Another involves lessons in a totally invented language, formed of homophonic phrases like “pasta prison furniture” – past, present, future.

Finding her place at one side of the plywood stage, Callahan traces a pencil down a long list of notes, pausing to read the impression she jotted as the scene played out. Blending encouragement with suggestions, she succinctly made known her expectations with a smile.

“Lilly, I like the line ‘It’s like death – without the advantages,’” she says to Lilly Connell, a talented junior and childhood friend; they were in plays together at Riverside. “Can you really lean into ‘without the advantages’?” Callahan suggests. Lilly mouths the line, and nods in ascent. Leaning into vowels and consonants, getting more juice on a moment, finding the intention in a line – this is the invented language of a play taking shape.

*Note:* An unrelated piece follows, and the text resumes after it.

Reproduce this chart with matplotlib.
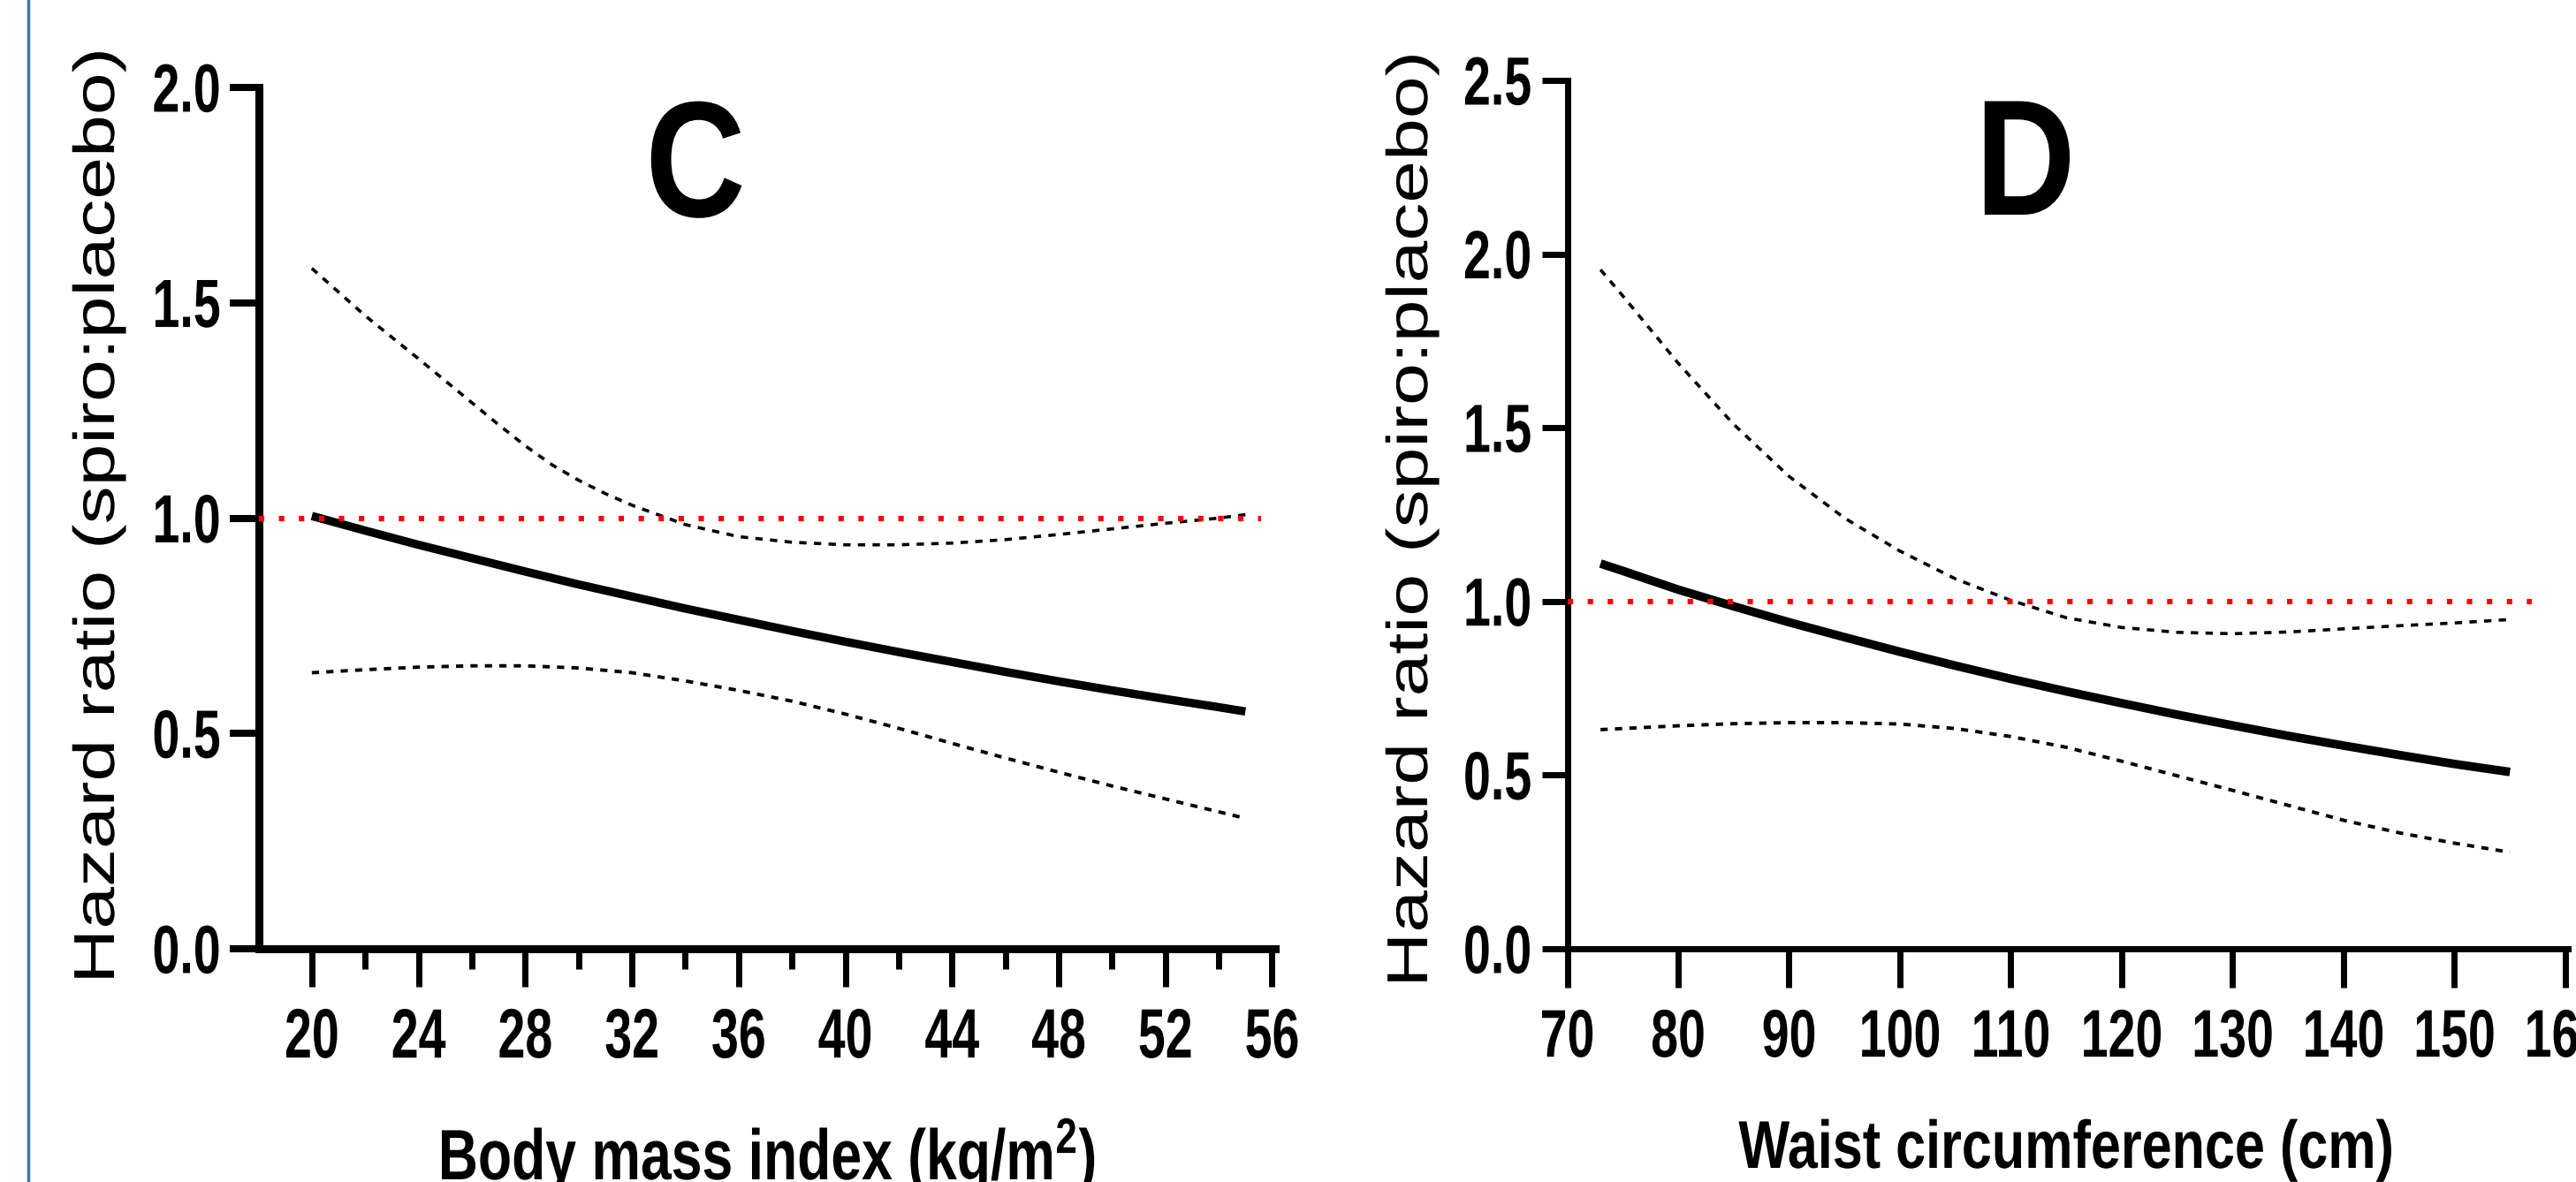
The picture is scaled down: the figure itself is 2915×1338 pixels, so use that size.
import matplotlib
matplotlib.use('Agg')
import matplotlib.pyplot as plt
from matplotlib.ticker import FixedLocator, FormatStrFormatter
from matplotlib.lines import Line2D
from matplotlib.patheffects import AbstractPathEffect
from matplotlib.transforms import Affine2D

SANS = ['Liberation Sans', 'DejaVu Sans']
plt.rcParams['font.family'] = SANS
plt.rcParams['font.weight'] = 'bold'
plt.rcParams['mathtext.fontset'] = 'custom'
plt.rcParams['mathtext.rm'] = 'Liberation Sans:bold'
plt.rcParams['mathtext.bf'] = 'Liberation Sans:bold'
plt.rcParams['mathtext.it'] = 'Liberation Sans:bold'

# ---------------- data: panel C (BMI) ----------------
bmi = [20, 22, 24, 26, 28, 30, 32, 34, 36, 38, 40, 42, 44, 46, 48, 50, 52, 54, 55]
bmi_hr = [1.005, 0.971, 0.938, 0.907, 0.876, 0.846, 0.818, 0.790, 0.764, 0.738,
          0.713, 0.689, 0.666, 0.643, 0.621, 0.600, 0.580, 0.561, 0.551]
bmi_lower = [0.641, 0.648, 0.654, 0.657, 0.657, 0.652, 0.641, 0.622, 0.600, 0.575,
             0.545, 0.512, 0.477, 0.443, 0.410, 0.378, 0.348, 0.318, 0.303]
bmi_upper_x = [20, 22, 24, 26, 27, 28, 29, 30, 31, 32, 34, 36, 38, 40, 42, 44,
               46, 48, 50, 52, 54, 55]
bmi_upper = [1.58, 1.47, 1.37, 1.268, 1.217, 1.168, 1.124, 1.088, 1.057, 1.030,
             0.985, 0.957, 0.944, 0.938, 0.938, 0.942, 0.950, 0.962, 0.975, 0.988,
             1.000, 1.008]
bmi_ref_x = [18, 55.6]
bmi_xticks = [20, 24, 28, 32, 36, 40, 44, 48, 52, 56]
bmi_minor = [22, 26, 30, 34, 38, 42, 46, 50, 54]
bmi_yticks = [0.0, 0.5, 1.0, 1.5, 2.0]

# ---------------- data: panel D (waist) ----------------
waist = [73, 75, 80, 85, 90, 95, 100, 105, 110, 115, 120, 125, 130, 135, 140, 145, 150, 155]
waist_hr = [1.109, 1.088, 1.034, 0.986, 0.940, 0.897, 0.855, 0.815, 0.777, 0.741,
            0.707, 0.674, 0.643, 0.613, 0.585, 0.558, 0.532, 0.509]
waist_upper = [1.955, 1.88, 1.686, 1.51, 1.36, 1.24, 1.145, 1.065, 1.003, 0.953,
               0.925, 0.911, 0.907, 0.912, 0.921, 0.930, 0.938, 0.948]
waist_lower = [0.631, 0.634, 0.642, 0.648, 0.651, 0.651, 0.647, 0.634, 0.611, 0.580,
               0.540, 0.498, 0.456, 0.413, 0.370, 0.334, 0.304, 0.278]
waist_ref_x = [70, 157]
waist_xticks = [70, 80, 90, 100, 110, 120, 130, 140, 150, 160]
waist_yticks = [0.0, 0.5, 1.0, 1.5, 2.0, 2.5]

ylabel = 'Hazard ratio (spiro:placebo)'
xlabel_c = r'Body mass index (kg/m$^{2}$)'
xlabel_d = 'Waist circumference (cm)'


class Stretch(AbstractPathEffect):
    """Scale the glyph outlines in the text's own coordinates (along / across the line),
    mimicking the tall, condensed lettering of the source figure."""

    def __init__(self, sx=1.0, sy=1.0, xanchor='center', yanchor='center'):
        super().__init__()
        self.sx, self.sy = sx, sy
        self.xanchor, self.yanchor = xanchor, yanchor

    def draw_path(self, renderer, gc, tpath, affine, rgbFace=None):
        ext = tpath.get_extents()
        ax_ = {'left': ext.x0, 'right': ext.x1}.get(self.xanchor, 0.5 * (ext.x0 + ext.x1))
        ay_ = 0.0 if self.yanchor == 'baseline' else 0.5 * (ext.y0 + ext.y1)
        local = Affine2D().translate(-ax_, -ay_).scale(self.sx, self.sy).translate(ax_, ay_)
        renderer.draw_path(gc, tpath, local + affine, rgbFace)


W, H = 2915, 1338
fig = plt.figure(figsize=(W / 100, H / 100), dpi=100)
fig.patch.set_facecolor('white')

axC = fig.add_axes([292.5 / W, (H - 1074) / H, 1150 / W, 975 / H])
axD = fig.add_axes([1773.5 / W, (H - 1074) / H, 1132 / W, 983 / H])


def style(ax, spine_lw):
    for s in ['top', 'right']:
        ax.spines[s].set_visible(False)
    for s in ['left', 'bottom']:
        ax.spines[s].set_linewidth(spine_lw)
        ax.spines[s].set_capstyle('projecting')
        ax.spines[s].set_color('black')
    ax.yaxis.set_major_formatter(FormatStrFormatter('%.1f'))
    ax.set_facecolor('none')


def draw(ax, x, hr, ux, up, lo, refx, solid_lw):
    ax.plot(ux, up, color='black', lw=2.6, ls=(0, (2.3, 2.3)), zorder=3)
    ax.plot(x, lo, color='black', lw=2.8, ls=(0, (2.1, 2.1)), zorder=3)
    ax.plot(x, hr, color='black', lw=solid_lw, solid_capstyle='butt', zorder=4)
    ax.plot(refx, [1.0, 1.0], color='#ff0000', lw=4.4, ls=(0, (1, 2.7)),
            dash_capstyle='butt', zorder=5, clip_on=False)


# panel C
draw(axC, bmi, bmi_hr, bmi_upper_x, bmi_upper, bmi_lower, bmi_ref_x, 6.8)
axC.set_xlim(18, 56.1)
axC.set_ylim(0, 2.0)
style(axC, 6.5)
axC.xaxis.set_major_locator(FixedLocator(bmi_xticks))
axC.xaxis.set_minor_locator(FixedLocator(bmi_minor))
axC.yaxis.set_major_locator(FixedLocator(bmi_yticks))
axC.tick_params(axis='y', length=23.8, width=5.8, pad=7, labelsize=40)
axC.tick_params(axis='x', which='major', length=31, width=5.0, pad=23, labelsize=40)
axC.tick_params(axis='x', which='minor', length=16.5, width=5.0)

# panel D
draw(axD, waist, waist_hr, waist, waist_upper, waist_lower, waist_ref_x, 7.0)
axD.set_xlim(70, 160.2)
axD.set_ylim(0, 2.5)
style(axD, 5.0)
axD.xaxis.set_major_locator(FixedLocator(waist_xticks))
axD.yaxis.set_major_locator(FixedLocator(waist_yticks))
axD.tick_params(axis='y', length=21, width=5.0, pad=8, labelsize=40)
axD.tick_params(axis='x', length=32, width=5.0, pad=22, labelsize=40)

# axis labels
yl_kw = dict(rotation=90, ha='center', va='center', fontsize=47, fontweight='normal',
             path_effects=[Stretch(sx=1.316, sy=1.0)])
fig.text(112 / W, (H - 584) / H, ylabel, **yl_kw)
fig.text(1598 / W, (H - 588) / H, ylabel, **yl_kw)
fig.text(868 / W, (H - 1335) / H, xlabel_c, ha='center', va='baseline', fontsize=45,
         fontweight='bold', path_effects=[Stretch(sy=1.29, yanchor='baseline')])
fig.text(2338 / W, (H - 1322) / H, xlabel_d, ha='center', va='baseline', fontsize=44,
         fontweight='bold', path_effects=[Stretch(sy=1.25, yanchor='baseline')])

# panel letters
fig.text(787 / W, (H - 245) / H, 'C', ha='center', va='baseline', fontsize=113,
         fontweight='bold', path_effects=[Stretch(sy=1.19, yanchor='baseline')])
fig.text(2292 / W, (H - 243) / H, 'D', ha='center', va='baseline', fontsize=113,
         fontweight='bold', path_effects=[Stretch(sy=1.19, yanchor='baseline')])

# thin blue frame line on the left
fig.add_artist(Line2D([32 / W, 32 / W], [0, 1], transform=fig.transFigure,
                      color='#4a74a8', lw=2.5))

# tall, condensed tick labels
fig.canvas.draw()
for ax, sxt in ((axC, 1.425), (axD, 1.375)):
    for t in ax.get_xticklabels():
        t.set_path_effects([Stretch(sy=sxt)])
    for t in ax.get_yticklabels():
        t.set_path_effects([Stretch(sy=1.39, xanchor='right')])

fig.savefig('out.png', dpi=100)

“Every actor is unique,” says Callahan. “So I just try to look at how they think. If they’re musical theater kids, I try to relate things to songs, like, in a song you wouldn’t keep the same dynamics because that would be boring. You need to build in different colors in this scene.”

She adds, “theater makes you so vulnerable when you’re up there and show yourself like that. In a public high school, the kids don’t really respect the theater like they would in an arts school. Having that close-knit group that takes it seriously is like an alternate reality. When I was in high school, competition drama was my escape. It was like my family.”

In ways, Callahan means that literally. She is an only child, born in Vero and raised by her father. The executive chef at The Isles of Vero and, before that, Dodgertown, Bruce Callahan understands his daughter’s passion. He pursued his own at the Culinary Institute of America in New York.

From Megan’s first play at Riverside, he has made a point of seeing not just every show, but every performance, sometimes for three weeks running and always in the same seat. He still flies up to see her performances in New York. “He’s already bought his tickets for this weekend,” says Callahan. “All three shows.”

“All in the Timing” is staged Friday and Saturday at 7:30 p.m. and Sunday at 2 p.m. at the Freshman Learning Center, 1507 19th St., near the downtown gallery district.